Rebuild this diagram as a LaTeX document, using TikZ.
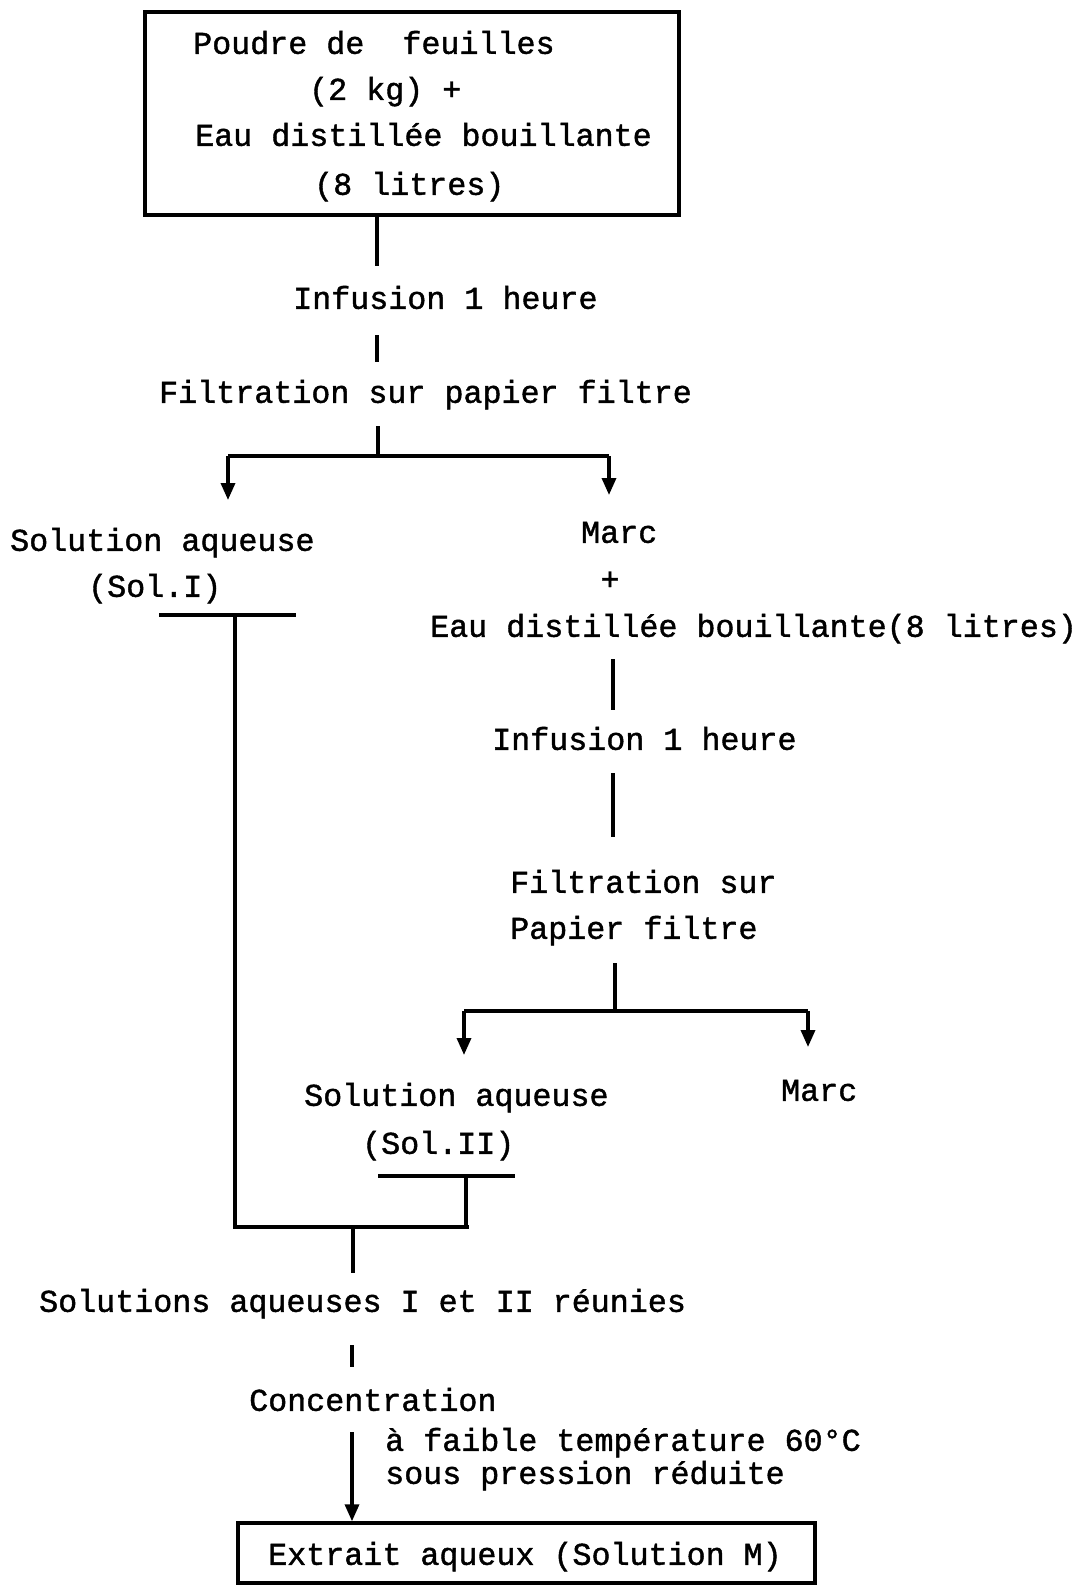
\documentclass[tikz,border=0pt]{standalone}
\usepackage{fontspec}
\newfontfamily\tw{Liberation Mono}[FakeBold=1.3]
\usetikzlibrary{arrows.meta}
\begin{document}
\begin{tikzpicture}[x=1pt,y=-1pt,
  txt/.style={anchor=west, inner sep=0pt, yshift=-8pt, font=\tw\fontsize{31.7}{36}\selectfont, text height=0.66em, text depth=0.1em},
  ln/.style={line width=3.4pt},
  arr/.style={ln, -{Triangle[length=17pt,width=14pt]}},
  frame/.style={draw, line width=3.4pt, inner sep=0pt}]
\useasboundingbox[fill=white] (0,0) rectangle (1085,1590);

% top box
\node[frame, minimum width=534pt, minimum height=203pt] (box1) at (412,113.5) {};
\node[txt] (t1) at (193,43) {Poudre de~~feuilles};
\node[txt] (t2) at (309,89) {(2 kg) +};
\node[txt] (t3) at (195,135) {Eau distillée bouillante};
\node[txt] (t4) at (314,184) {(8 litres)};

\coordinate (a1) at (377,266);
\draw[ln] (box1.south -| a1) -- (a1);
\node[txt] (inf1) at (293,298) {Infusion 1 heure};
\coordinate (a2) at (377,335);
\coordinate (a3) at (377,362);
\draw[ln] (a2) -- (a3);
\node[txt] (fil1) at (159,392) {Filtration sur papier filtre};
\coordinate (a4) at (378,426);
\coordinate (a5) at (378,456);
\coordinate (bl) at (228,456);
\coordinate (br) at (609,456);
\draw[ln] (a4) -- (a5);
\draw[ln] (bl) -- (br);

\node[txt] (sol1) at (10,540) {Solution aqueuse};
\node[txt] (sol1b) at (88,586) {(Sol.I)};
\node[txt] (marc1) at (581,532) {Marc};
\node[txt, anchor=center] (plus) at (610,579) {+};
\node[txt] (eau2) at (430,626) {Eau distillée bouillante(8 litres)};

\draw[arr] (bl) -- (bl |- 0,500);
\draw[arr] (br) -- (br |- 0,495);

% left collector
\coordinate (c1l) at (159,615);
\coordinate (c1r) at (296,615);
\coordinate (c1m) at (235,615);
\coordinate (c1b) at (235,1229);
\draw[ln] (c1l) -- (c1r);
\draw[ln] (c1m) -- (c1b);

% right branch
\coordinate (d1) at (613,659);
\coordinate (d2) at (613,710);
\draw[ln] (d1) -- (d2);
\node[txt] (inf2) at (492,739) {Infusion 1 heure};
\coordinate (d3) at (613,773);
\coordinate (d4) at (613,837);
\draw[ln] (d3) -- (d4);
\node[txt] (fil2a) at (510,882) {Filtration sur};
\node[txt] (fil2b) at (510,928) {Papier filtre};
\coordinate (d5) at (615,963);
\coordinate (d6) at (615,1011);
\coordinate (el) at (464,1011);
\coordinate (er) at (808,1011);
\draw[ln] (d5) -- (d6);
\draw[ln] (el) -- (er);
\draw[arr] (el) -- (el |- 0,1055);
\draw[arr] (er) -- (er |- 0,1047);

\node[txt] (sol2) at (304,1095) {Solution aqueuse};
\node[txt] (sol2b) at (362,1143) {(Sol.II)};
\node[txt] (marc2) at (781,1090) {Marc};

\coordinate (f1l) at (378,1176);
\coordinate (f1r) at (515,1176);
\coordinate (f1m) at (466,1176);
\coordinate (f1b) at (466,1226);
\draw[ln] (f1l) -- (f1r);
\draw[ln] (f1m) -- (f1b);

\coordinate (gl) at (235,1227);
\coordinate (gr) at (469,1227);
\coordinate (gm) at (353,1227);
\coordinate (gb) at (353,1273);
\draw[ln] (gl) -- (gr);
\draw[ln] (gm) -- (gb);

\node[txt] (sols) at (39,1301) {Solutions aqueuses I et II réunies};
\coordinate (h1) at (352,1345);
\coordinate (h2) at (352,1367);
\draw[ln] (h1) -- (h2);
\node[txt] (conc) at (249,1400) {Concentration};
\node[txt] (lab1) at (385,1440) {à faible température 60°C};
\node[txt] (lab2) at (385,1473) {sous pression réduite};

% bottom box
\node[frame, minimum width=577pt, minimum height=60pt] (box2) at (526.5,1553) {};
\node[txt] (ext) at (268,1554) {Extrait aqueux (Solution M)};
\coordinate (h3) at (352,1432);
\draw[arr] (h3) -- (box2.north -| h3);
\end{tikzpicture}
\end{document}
□ □ □ □
The material above must be printed exactly, with its pictures left out.

Rebuild this diagram as a LaTeX document, using TikZ.
\documentclass[tikz,border=0pt]{standalone}
\usepackage{fontspec}
\newfontfamily\tw{Liberation Mono}[FakeBold=1.3]
\usetikzlibrary{arrows.meta}
\begin{document}
\begin{tikzpicture}[x=1pt,y=-1pt,
  txt/.style={anchor=west, inner sep=0pt, yshift=-8pt, font=\tw\fontsize{31.7}{36}\selectfont, text height=0.66em, text depth=0.1em},
  ln/.style={line width=3.4pt},
  arr/.style={ln, -{Triangle[length=17pt,width=14pt]}},
  frame/.style={draw, line width=3.4pt, inner sep=0pt}]
\useasboundingbox[fill=white] (0,0) rectangle (1085,1590);

% top box
\node[frame, minimum width=534pt, minimum height=203pt] (box1) at (412,113.5) {};
\node[txt] (t1) at (193,43) {Poudre de~~feuilles};
\node[txt] (t2) at (309,89) {(2 kg) +};
\node[txt] (t3) at (195,135) {Eau distillée bouillante};
\node[txt] (t4) at (314,184) {(8 litres)};

\coordinate (a1) at (377,266);
\draw[ln] (box1.south -| a1) -- (a1);
\node[txt] (inf1) at (293,298) {Infusion 1 heure};
\coordinate (a2) at (377,335);
\coordinate (a3) at (377,362);
\draw[ln] (a2) -- (a3);
\node[txt] (fil1) at (159,392) {Filtration sur papier filtre};
\coordinate (a4) at (378,426);
\coordinate (a5) at (378,456);
\coordinate (bl) at (228,456);
\coordinate (br) at (609,456);
\draw[ln] (a4) -- (a5);
\draw[ln] (bl) -- (br);

\node[txt] (sol1) at (10,540) {Solution aqueuse};
\node[txt] (sol1b) at (88,586) {(Sol.I)};
\node[txt] (marc1) at (581,532) {Marc};
\node[txt, anchor=center] (plus) at (610,579) {+};
\node[txt] (eau2) at (430,626) {Eau distillée bouillante(8 litres)};

\draw[arr] (bl) -- (bl |- 0,500);
\draw[arr] (br) -- (br |- 0,495);

% left collector
\coordinate (c1l) at (159,615);
\coordinate (c1r) at (296,615);
\coordinate (c1m) at (235,615);
\coordinate (c1b) at (235,1229);
\draw[ln] (c1l) -- (c1r);
\draw[ln] (c1m) -- (c1b);

% right branch
\coordinate (d1) at (613,659);
\coordinate (d2) at (613,710);
\draw[ln] (d1) -- (d2);
\node[txt] (inf2) at (492,739) {Infusion 1 heure};
\coordinate (d3) at (613,773);
\coordinate (d4) at (613,837);
\draw[ln] (d3) -- (d4);
\node[txt] (fil2a) at (510,882) {Filtration sur};
\node[txt] (fil2b) at (510,928) {Papier filtre};
\coordinate (d5) at (615,963);
\coordinate (d6) at (615,1011);
\coordinate (el) at (464,1011);
\coordinate (er) at (808,1011);
\draw[ln] (d5) -- (d6);
\draw[ln] (el) -- (er);
\draw[arr] (el) -- (el |- 0,1055);
\draw[arr] (er) -- (er |- 0,1047);

\node[txt] (sol2) at (304,1095) {Solution aqueuse};
\node[txt] (sol2b) at (362,1143) {(Sol.II)};
\node[txt] (marc2) at (781,1090) {Marc};

\coordinate (f1l) at (378,1176);
\coordinate (f1r) at (515,1176);
\coordinate (f1m) at (466,1176);
\coordinate (f1b) at (466,1226);
\draw[ln] (f1l) -- (f1r);
\draw[ln] (f1m) -- (f1b);

\coordinate (gl) at (235,1227);
\coordinate (gr) at (469,1227);
\coordinate (gm) at (353,1227);
\coordinate (gb) at (353,1273);
\draw[ln] (gl) -- (gr);
\draw[ln] (gm) -- (gb);

\node[txt] (sols) at (39,1301) {Solutions aqueuses I et II réunies};
\coordinate (h1) at (352,1345);
\coordinate (h2) at (352,1367);
\draw[ln] (h1) -- (h2);
\node[txt] (conc) at (249,1400) {Concentration};
\node[txt] (lab1) at (385,1440) {à faible température 60°C};
\node[txt] (lab2) at (385,1473) {sous pression réduite};

% bottom box
\node[frame, minimum width=577pt, minimum height=60pt] (box2) at (526.5,1553) {};
\node[txt] (ext) at (268,1554) {Extrait aqueux (Solution M)};
\coordinate (h3) at (352,1432);
\draw[arr] (h3) -- (box2.north -| h3);
\end{tikzpicture}
\end{document}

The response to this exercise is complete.